I’ve just re-read a brilliant book called ‘The Five Love Languages’ by Gary Chapman. What I particularly enjoy about the book is the simplicity with which he explores the different ways people express and interpret love – hence the title ‘The Five Love Languages’.
Some of you may instantly know your own primary love language and for other it may not be that easy. Either way, the book is littered with true life examples that can help you identify how each love language is expressed in the day to day world. For Gary the five love languages are:-
- Words of Affirmation
- Quality Time
- Receiving Gifts
- Acts of Service
- Physical Touch
Know both love languages – yours and your partners
‘We must be willing to learn our spouse’s primary love language if we are to be effective communicators of love’ – Gary Chapman
While it is important to know your own love language it is just as important to know your partners. Particularly if you want to experience ongoing connection, understanding and love within your relationship.

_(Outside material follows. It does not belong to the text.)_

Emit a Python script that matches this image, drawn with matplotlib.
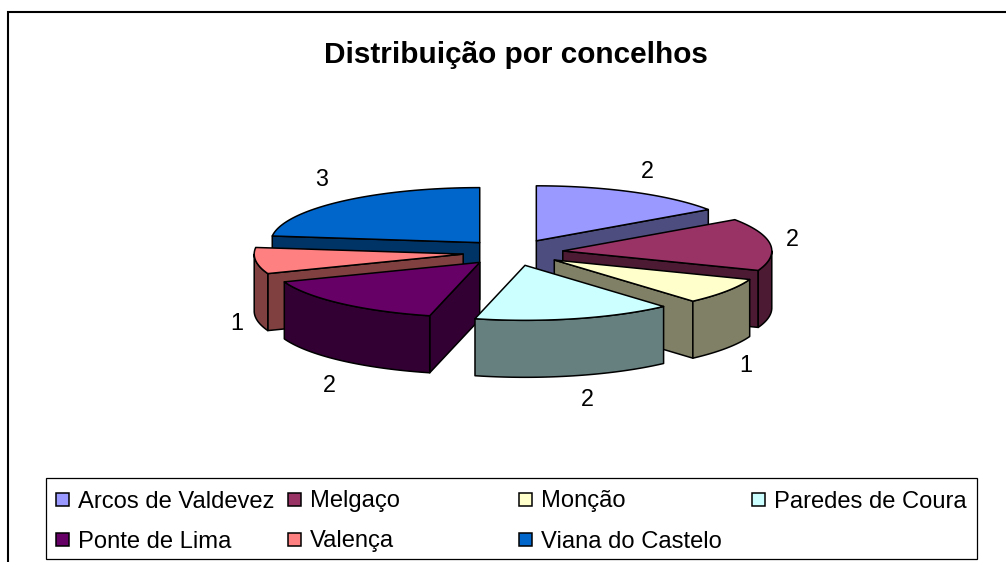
import numpy as np
import matplotlib
matplotlib.use('Agg')
import matplotlib.pyplot as plt
from matplotlib.patches import Polygon, Rectangle

plt.rcParams['font.family'] = ['Liberation Sans', 'DejaVu Sans']

title = 'Distribuição por concelhos'
concelhos = ['Arcos de Valdevez', 'Melgaço', 'Monção', 'Paredes de Coura',
             'Ponte de Lima', 'Valença', 'Viana do Castelo']
valores = [2, 2, 1, 2, 2, 1, 3]
cores = ['#9999FF', '#993366', '#FFFFCC', '#CCFFFF', '#660066', '#FF8080', '#0066CC']

# pie geometry, all in pixels of the 1006x562 picture
CX, CY = 513, 252.5
A, B = 209, 55
DEPTH = 57
EXPLODE = 0.24
# back slices get painted first
ordem = [0, 6, 1, 5, 2, 4, 3]
label_pos = [(647, 172), (792, 240), (746, 365), (587, 399), (329, 386), (237, 324), (322, 180)]


def pt(cx, cy, ang):
    return cx + A * np.sin(ang), cy - B * np.cos(ang)


def arc(cx, cy, a1, a2):
    t = np.linspace(a1, a2, 60)
    return np.column_stack(pt(cx, cy, t))


fig = plt.figure(figsize=(10.06, 5.62), dpi=100)
ax = fig.add_axes([0, 0, 1, 1])
ax.set_xlim(0, 1006)
ax.set_ylim(562, 0)
ax.axis('off')

# chart frame, cropped at the bottom and on the right
ax.plot([8, 8, 1006], [562, 12, 12], color='black', lw=1.5, solid_joinstyle='miter')

ax.text(516, 55, title, ha='center', va='center', fontsize=21.4, fontweight='bold')

fracs = np.array(valores) / sum(valores) * 2 * np.pi
fim = np.cumsum(fracs)
ini = fim - fracs


def draw_slice(i):
    a1, a2 = ini[i], fim[i]
    mid = (a1 + a2) / 2
    cx = CX + EXPLODE * A * np.sin(mid)
    cy = CY - EXPLODE * B * np.cos(mid)
    rgb = np.array(matplotlib.colors.to_rgb(cores[i]))
    side = rgb * 0.5
    style = dict(edgecolor='black', lw=1.1, joinstyle='round')

    # flat cut faces, only the ones looking at us
    for ang, visible in ((a1, np.sin(a1) < -1e-6), (a2, np.sin(a2) > 1e-6)):
        if visible:
            x, y = pt(cx, cy, ang)
            ax.add_patch(Polygon([(cx, cy), (x, y), (x, y + DEPTH), (cx, cy + DEPTH)],
                                 facecolor=side, **style))

    # outer wall, front half of the ellipse
    w1, w2 = max(a1, np.pi / 2), min(a2, 3 * np.pi / 2)
    if w2 > w1:
        top = arc(cx, cy, w1, w2)
        bottom = top[::-1] + [0, DEPTH]
        ax.add_patch(Polygon(np.vstack([top, bottom]), facecolor=side, **style))

    ax.add_patch(Polygon(np.vstack([[(cx, cy)], arc(cx, cy, a1, a2)]), facecolor=rgb, **style))


for i in ordem:
    draw_slice(i)

for v, (x, y) in zip(valores, label_pos):
    ax.text(x, y, str(v), ha='center', va='center', fontsize=16.8)

# legend box
ax.add_patch(Rectangle((46, 478), 931, 81, facecolor='white', edgecolor='black', lw=0.9))
col_x = [56, 288, 519, 752]
row_y = [500, 540]
for i, nome in enumerate(concelhos):
    x = col_x[i % 4]
    y = row_y[i // 4]
    ax.add_patch(Rectangle((x, y - 7), 13, 13, facecolor=cores[i], edgecolor='black', lw=1.1))
    ax.text(x + 22, y - 1, nome, ha='left', va='center_baseline', fontsize=17.1)

fig.savefig('out.png', dpi=100)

At the back of the book Gary offers an assessment tool which allows you to each discover your own love language. It takes no more than 30 minutes to complete. To get the full benefit invite your partner to spend a little time exploring your love language with each other and what it would be like to receive actively do this each other.
The dangers of not knowing the love languages
I don’t know about you but I am always looking for new tools to help me keep the love alive in my relationships. However, with such a busy life I always ask myself ‘what will happen if I don’t use this tool?’ On this occasion I believe I have sufficient evidence of what happens when I don’t use this tool. Let me explain…
Before reading the book the first time I found myself offering what I believed to be ‘acts of love’ to my husband yet, I repeatedly felt he didn’t notice, appreciate or understand them. This left me feeling frustrated, ignored and most importantly disconnected.
This in turn allowed me to make up all sorts of negative stories about him which meant I would either withdraw or attack and sadly both defences did nothing but perpetuate the cycle of disconnection.
I asked my husband what his experience was in these situations and he said that he was often left feeling confused and frustrated because he had absolutely no idea what he had done to contribute to the disconnection. He also mentioned he had exactly the same experience of disconnection and internal story telling when he offered me his ‘acts of love’.
I know this is a very personal example but I make up the story you are able to connect with part or all of what I am sharing about the dangers of not knowing yours and your partners love languages.
So what are the benefits?
The benefits here are enormous – for you, your partner and most importantly the relationship.
By understanding both love languages (yours and your partners) you will have a deeper insight into who each of you are and what is important to you both. It will offer you a simple, shared language to use when talking about love. It will also help eliminate confusion and disappointment at not being understood and validated for what you are offering each other as acts of love.
Finally, experience shows that when your ‘emotional love tanks’ are full you both feel secure, loved, connected and open – and I believe that can only be a very positive thing for your relationship!
I cannot recommend this book enough. It is insightful, practical, easy to read and another simple tool you can use to help improve the quality of your relationship.